Após mais de três horas entre leitura e discussão, o projeto de abuso de autoridade teve a votação, prevista para esta quarta (19), mais uma vez remarcada.
Dessa vez, o presidente da CCJ (Comissão de Constituição e Justiça), Edison Lobão (PMDB-MA), disse que não vai mais admitir “obstrução” ou “chicana regimental” e agendou a apreciação no colegiado para a próxima quarta (26). A expectativa é que o texto seja pautado no plenário em maio.
Para tentar evitar mais críticas à proposta, que tem sofrido ataques especialmente de setores ligados ao Judiciário, o relator, Roberto Requião (PMDB-PR), resolveu acatar sugestões recebidas nas últimas três semanas.
Acabou usando por base o texto entregue pelo procurador-geral da República, Rodrigo Janot, numa manobra para dizer que acatou sugestões da PGR.
Requião, porém, alterou pontos considerados fundamentais aos que discordam do projeto, especialmente no que diz respeito à hermenêutica, a divergência de interpretação de ação ou fato.
Integrantes do Judiciário acusam Requião e seus aliados na causa de quererem ‘tolher’ investigações com a criminalização da hermenêutica. Falam que a pressa na votação deve-se especialmente aos impactos da Operação Lava Jato.
As críticas se voltam, especialmente, os artigos 1º, que define o abuso, e 3º, que permite ação penal privada. Neles, o relator abriu brechas para que, por exemplo, juízes sejam punidos por interpretações divergentes adiante, ou para que o julgado proponha ação penal contra quem o investiga, sem que isso seja autorizado pelo Ministério Público, como é hoje.
“Estamos sendo mais generosos na independência do Judiciário do que foi o procurador Janot em seu relatório”, defendeu-se Requião, que continuou: “Estamos na tentativa de pôr uma ordem nessa bagunça a favor de prerrogativas corporativas”.
Em nota enviada logo após a sessão da CCJ desta quarta (19), a Conamp (Associação Nacional dos Membros do Ministério Público) divulgou nota afirmando que o parecer de Requião “confirma a preocupação de promotores e procuradores de Justiça quanto aos riscos à atuação do MP frente às mudanças anunciadas pelo relator do projeto”.
Para a presidente da entidade, Norma Cavalcanti, a proposta “consolida a possibilidade de vingança privada dos investigados e possíveis criminosos contra aqueles que investigam e julgam os processos”.

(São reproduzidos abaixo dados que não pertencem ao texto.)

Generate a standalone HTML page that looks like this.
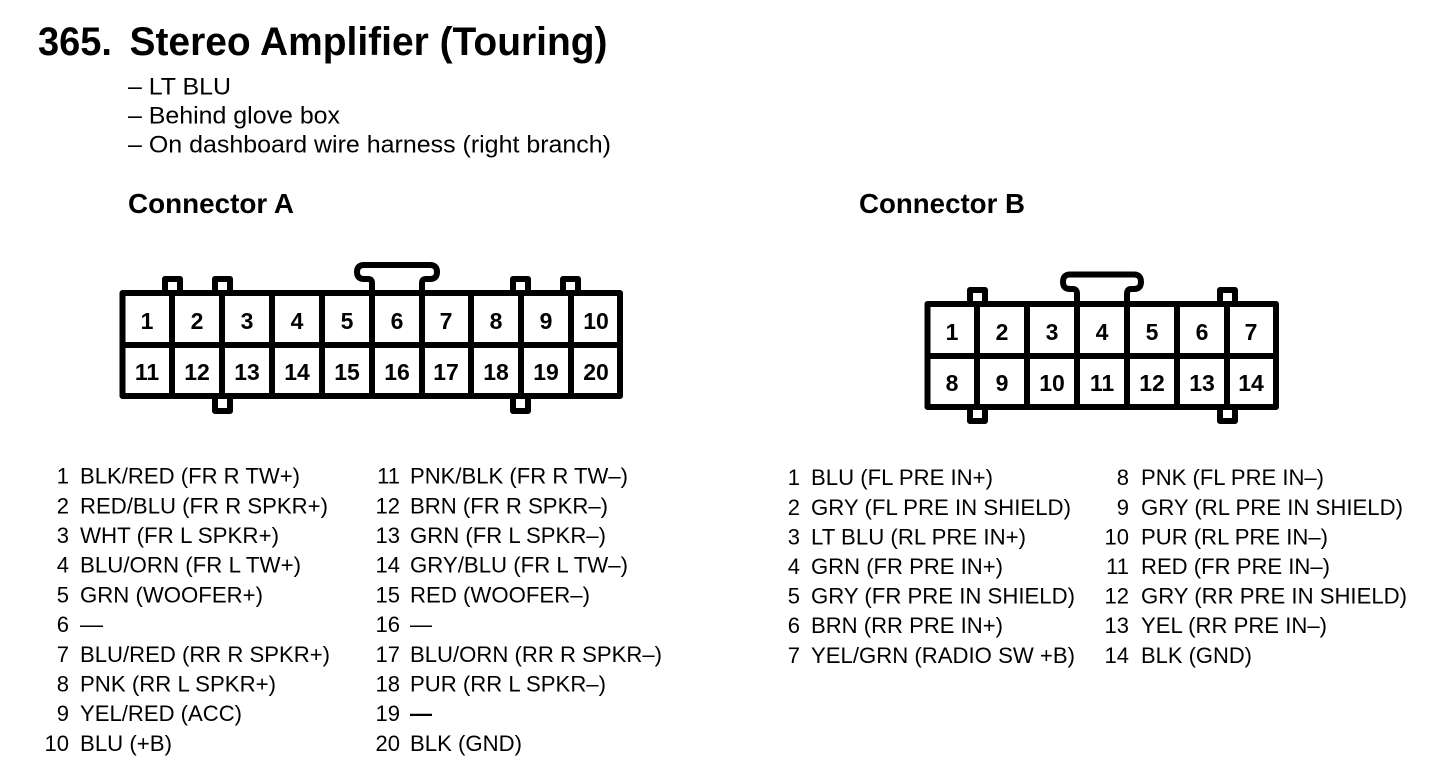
<!DOCTYPE html>
<html><head><meta charset="utf-8"><style>
html,body{margin:0;padding:0;background:#fff;width:1456px;height:772px;overflow:hidden}
svg{display:block}
text{font-family:"Liberation Sans",sans-serif;fill:#000}
.t{font-weight:bold;font-size:40px}
.h{font-weight:bold;font-size:27.5px}
.s{font-size:24px}
.l{font-size:22px}
.n{font-size:22px;text-anchor:end}
.p{font-weight:bold;font-size:23px;text-anchor:middle}
.c{fill:none;stroke:#000;stroke-width:6;stroke-linejoin:round}
</style></head><body>
<svg width="1456" height="772" viewBox="0 0 1456 772" xmlns="http://www.w3.org/2000/svg">
<text class="t" x="38" y="55" textLength="74" lengthAdjust="spacingAndGlyphs">365.</text>
<text class="t" x="129.500" y="55" textLength="478" lengthAdjust="spacingAndGlyphs">Stereo Amplifier (Touring)</text>
<text class="s" x="128" y="94.500" textLength="103" lengthAdjust="spacingAndGlyphs">– LT BLU</text>
<text class="s" x="128" y="123.500" textLength="212" lengthAdjust="spacingAndGlyphs">– Behind glove box</text>
<text class="s" x="128" y="152.500" textLength="483" lengthAdjust="spacingAndGlyphs">– On dashboard wire harness (right branch)</text>
<text class="h" x="128" y="213" textLength="166" lengthAdjust="spacingAndGlyphs">Connector A</text>
<text class="h" x="859" y="213" textLength="166" lengthAdjust="spacingAndGlyphs">Connector B</text>

<!-- Connector A -->
<path class="c" d="M122.500 293H620V396H122.500Z"/>
<path class="c" d="M122.500 345H620M172 293V396M222 293V396M272 293V396M322 293V396M372 293V396M422 293V396M471 293V396M521 293V396M571 293V396"/>
<path class="c" d="M165 293V279H180V293M215 293V279H230V293M513 293V279H528V293M563 293V279H578V293"/>
<path class="c" d="M215 396V411H230V396M513 396V411H528V396"/>
<path class="c" d="M372 293V283Q372 279 368 279H364Q357 279 357 272Q357 265 364 265H430Q437 265 437 272Q437 279 430 279H426Q422 279 422 283V293"/>
<text class="p" x="147" y="329">1</text><text class="p" x="197" y="329">2</text><text class="p" x="247" y="329">3</text><text class="p" x="297" y="329">4</text><text class="p" x="347" y="329">5</text><text class="p" x="397" y="329">6</text><text class="p" x="446" y="329">7</text><text class="p" x="496" y="329">8</text><text class="p" x="546" y="329">9</text><text class="p" x="596" y="329">10</text>
<text class="p" x="147" y="380">11</text><text class="p" x="197" y="380">12</text><text class="p" x="247" y="380">13</text><text class="p" x="297" y="380">14</text><text class="p" x="347" y="380">15</text><text class="p" x="397" y="380">16</text><text class="p" x="446" y="380">17</text><text class="p" x="496" y="380">18</text><text class="p" x="546" y="380">19</text><text class="p" x="596" y="380">20</text>

<!-- Connector B -->
<path class="c" d="M927.500 304H1276V407H927.500Z"/>
<path class="c" d="M927.500 356H1276M977 304V407M1027 304V407M1077 304V407M1127 304V407M1177 304V407M1227 304V407"/>
<path class="c" d="M970 304V290H985V304M1220 304V290H1235V304"/>
<path class="c" d="M970 407V421H985V407M1220 407V421H1235V407"/>
<path class="c" d="M1077 304V294Q1077 289 1073 289H1070Q1063 289 1063 282Q1063 274.500 1070 274.500H1134Q1141 274.500 1141 282Q1141 289 1134 289H1131Q1127 289 1127 294V304"/>
<text class="p" x="952" y="340">1</text><text class="p" x="1002" y="340">2</text><text class="p" x="1052" y="340">3</text><text class="p" x="1102" y="340">4</text><text class="p" x="1152" y="340">5</text><text class="p" x="1202" y="340">6</text><text class="p" x="1251" y="340">7</text>
<text class="p" x="952" y="391">8</text><text class="p" x="1002" y="391">9</text><text class="p" x="1052" y="391">10</text><text class="p" x="1102" y="391">11</text><text class="p" x="1152" y="391">12</text><text class="p" x="1202" y="391">13</text><text class="p" x="1251" y="391">14</text>

<!-- List A left -->
<text class="n" x="69" y="483.500">1</text><text class="l" x="80" y="483.500" textLength="220" lengthAdjust="spacingAndGlyphs">BLK/RED (FR R TW+)</text>
<text class="n" x="69" y="513.500">2</text><text class="l" x="80" y="513.500" textLength="248" lengthAdjust="spacingAndGlyphs">RED/BLU (FR R SPKR+)</text>
<text class="n" x="69" y="543">3</text><text class="l" x="80" y="543" textLength="199" lengthAdjust="spacingAndGlyphs">WHT (FR L SPKR+)</text>
<text class="n" x="69" y="572.500">4</text><text class="l" x="80" y="572.500" textLength="221" lengthAdjust="spacingAndGlyphs">BLU/ORN (FR L TW+)</text>
<text class="n" x="69" y="602.500">5</text><text class="l" x="80" y="602.500" textLength="183" lengthAdjust="spacingAndGlyphs">GRN (WOOFER+)</text>
<text class="n" x="69" y="632">6</text><text class="l" x="80" y="632" textLength="23" lengthAdjust="spacingAndGlyphs">—</text>
<text class="n" x="69" y="662">7</text><text class="l" x="80" y="662" textLength="250" lengthAdjust="spacingAndGlyphs">BLU/RED (RR R SPKR+)</text>
<text class="n" x="69" y="691.500">8</text><text class="l" x="80" y="691.500" textLength="196" lengthAdjust="spacingAndGlyphs">PNK (RR L SPKR+)</text>
<text class="n" x="69" y="721">9</text><text class="l" x="80" y="721" textLength="162" lengthAdjust="spacingAndGlyphs">YEL/RED (ACC)</text>
<text class="n" x="69" y="751">10</text><text class="l" x="80" y="751" textLength="92" lengthAdjust="spacingAndGlyphs">BLU (+B)</text>

<!-- List A right -->
<text class="n" x="400" y="483.500">11</text><text class="l" x="410" y="483.500" textLength="218" lengthAdjust="spacingAndGlyphs">PNK/BLK (FR R TW–)</text>
<text class="n" x="400" y="513.500">12</text><text class="l" x="410" y="513.500" textLength="198" lengthAdjust="spacingAndGlyphs">BRN (FR R SPKR–)</text>
<text class="n" x="400" y="543">13</text><text class="l" x="410" y="543" textLength="196" lengthAdjust="spacingAndGlyphs">GRN (FR L SPKR–)</text>
<text class="n" x="400" y="572.500">14</text><text class="l" x="410" y="572.500" textLength="218" lengthAdjust="spacingAndGlyphs">GRY/BLU (FR L TW–)</text>
<text class="n" x="400" y="602.500">15</text><text class="l" x="410" y="602.500" textLength="180" lengthAdjust="spacingAndGlyphs">RED (WOOFER–)</text>
<text class="n" x="400" y="632">16</text><text class="l" x="410" y="632" textLength="22" lengthAdjust="spacingAndGlyphs">—</text>
<text class="n" x="400" y="662">17</text><text class="l" x="410" y="662" textLength="252" lengthAdjust="spacingAndGlyphs">BLU/ORN (RR R SPKR–)</text>
<text class="n" x="400" y="691.500">18</text><text class="l" x="410" y="691.500" textLength="196" lengthAdjust="spacingAndGlyphs">PUR (RR L SPKR–)</text>
<text class="n" x="400" y="721">19</text><text class="l" x="410" y="721" textLength="22" lengthAdjust="spacingAndGlyphs" font-weight="bold">—</text>
<text class="n" x="400" y="751">20</text><text class="l" x="410" y="751" textLength="112" lengthAdjust="spacingAndGlyphs">BLK (GND)</text>

<!-- List B left -->
<text class="n" x="800" y="485">1</text><text class="l" x="811" y="485" textLength="182" lengthAdjust="spacingAndGlyphs">BLU (FL PRE IN+)</text>
<text class="n" x="800" y="515">2</text><text class="l" x="811" y="515" textLength="260" lengthAdjust="spacingAndGlyphs">GRY (FL PRE IN SHIELD)</text>
<text class="n" x="800" y="544.500">3</text><text class="l" x="811" y="544.500" textLength="215" lengthAdjust="spacingAndGlyphs">LT BLU (RL PRE IN+)</text>
<text class="n" x="800" y="574">4</text><text class="l" x="811" y="574" textLength="192" lengthAdjust="spacingAndGlyphs">GRN (FR PRE IN+)</text>
<text class="n" x="800" y="603.500">5</text><text class="l" x="811" y="603.500" textLength="264" lengthAdjust="spacingAndGlyphs">GRY (FR PRE IN SHIELD)</text>
<text class="n" x="800" y="633">6</text><text class="l" x="811" y="633" textLength="192" lengthAdjust="spacingAndGlyphs">BRN (RR PRE IN+)</text>
<text class="n" x="800" y="663">7</text><text class="l" x="811" y="663" textLength="264" lengthAdjust="spacingAndGlyphs">YEL/GRN (RADIO SW +B)</text>

<!-- List B right -->
<text class="n" x="1129" y="485">8</text><text class="l" x="1141" y="485" textLength="183" lengthAdjust="spacingAndGlyphs">PNK (FL PRE IN–)</text>
<text class="n" x="1129" y="515">9</text><text class="l" x="1141" y="515" textLength="262" lengthAdjust="spacingAndGlyphs">GRY (RL PRE IN SHIELD)</text>
<text class="n" x="1129" y="544.500">10</text><text class="l" x="1141" y="544.500" textLength="187" lengthAdjust="spacingAndGlyphs">PUR (RL PRE IN–)</text>
<text class="n" x="1129" y="574">11</text><text class="l" x="1141" y="574" textLength="189" lengthAdjust="spacingAndGlyphs">RED (FR PRE IN–)</text>
<text class="n" x="1129" y="603.500">12</text><text class="l" x="1141" y="603.500" textLength="266" lengthAdjust="spacingAndGlyphs">GRY (RR PRE IN SHIELD)</text>
<text class="n" x="1129" y="633">13</text><text class="l" x="1141" y="633" textLength="186" lengthAdjust="spacingAndGlyphs">YEL (RR PRE IN–)</text>
<text class="n" x="1129" y="663">14</text><text class="l" x="1141" y="663" textLength="111" lengthAdjust="spacingAndGlyphs">BLK (GND)</text>
</svg>
</body></html>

“Essa medida que inclui no texto a possibilidade da ação penal privada abre margem, por exemplo, para que um investigado na operação Lava Jato ou um traficante, um estuprador, possa livremente propor uma ação criminal contra um promotor ou um magistrado que o esteja investigando o que vai julgá-lo e conseguir, assim, além da intimidação, um possível impedimento.
Ou seja, o afastamento e o livre enfraquecimento da atuação desses profissionais. Isso abre um precedente grave para que os poderosos escolham quem irá processá-los ou julgá-los.”
VISTA
Apesar dos apelos dos defensores para que a votação ocorresse ainda na sessão desta quarta, Lobão acabou cedendo ao grupo contrário à proposta devido às modificações feitas por Requião. Mas avisou que o relatório estará em pauta na próxima semana.
“A próxima sessão de quarta [26] será de discussão e votação definitiva. Não admitiremos mais obstrução e nenhuma outra chicana regimental”, afirmou o presidente da CCJ.
Autor do projeto, o ex-presidente da Casa Renan Calheiros (PMDB-AL) criticou o que chamou de “procrastinação”. “Precisamos cumprir o papel constitucional que estamos obrigados a cumprir por quem nos elegeu, independentemente de interesse de corporação, que cada vez mais é evidente aqui nesta Casa”.
Jader Barbalho (PMDB-PA) também cobrou a votação em breve. “Devemos votar de vez senão estaremos passando um atestado público para o Brasil de que estamos com medo de enfrentar essa questão”.
O senador aproveitou para alfinetar os críticos da proposta. “Eu não sei por que o medo, porque isso vai ser acompanhado pelo Ministério Público, se vai ser julgado pelo poder Judiciário, de que essa gente está com medo? Está com medo de ficar impedido de cometer violência”, finalizou.
Jader é um dos 20 senadores da CCJ -o colegiado tem 27 titulares e 27 suplentes- investigados na Lava Jato. Ao todo, são 28 senadores com inquéritos decorrentes da operação.